No. 41: Russian-Georgian Relations

No. 41: Russian-Georgian Relations

Author(s): Tornike Sharashenidze, Fyodor Lukyanov
Editor(s): Lili Di Puppo, Iris Kempe, Heiko Pleines, Matthias Neumann, Robert Orttung, Jeronim Perovic
Series: Caucasus Analytical Digest (CAD)
Issue: 41
Publisher(s): Center for Security Studies (CSS), ETH Zurich; Research Centre for East European Studies, University of Bremen; Institute for European, Russian and Eurasian Studies, George Washington University
Publication Year: 2012

This issue of the CAD examines the state of Russian-Georgian relations four years after the August 2008 war. Fyodor Lukyanov argues that for Russia, the August war was about NATO expansion and restoring Russia's status as a great power. Four years after the war, Russia is now concerned with building a new identity oriented towards the future rather than rooted in its past and is even looking for inspiration from Georgia's reform program, which has helped to build an effective, though still authoritarian, state.
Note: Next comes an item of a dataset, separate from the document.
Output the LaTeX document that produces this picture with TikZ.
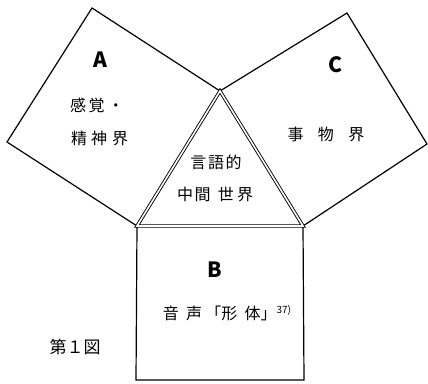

Tornike Sharashenidze argues that Russia is not only concerned with the threat of NATO enlargement, but also with the fact that Georgia serves as an alternative model of development in the post-Soviet space. The Georgian authorities, for their part, even if they use Russia's enemy image to gain domestic and external support, believe that the country benefits from a rupture with Russia and its Soviet past that allows it to pursue its Western orientation though, ultimately, Georgia would like to see a modernizing and democratizing Russia as a neighbor.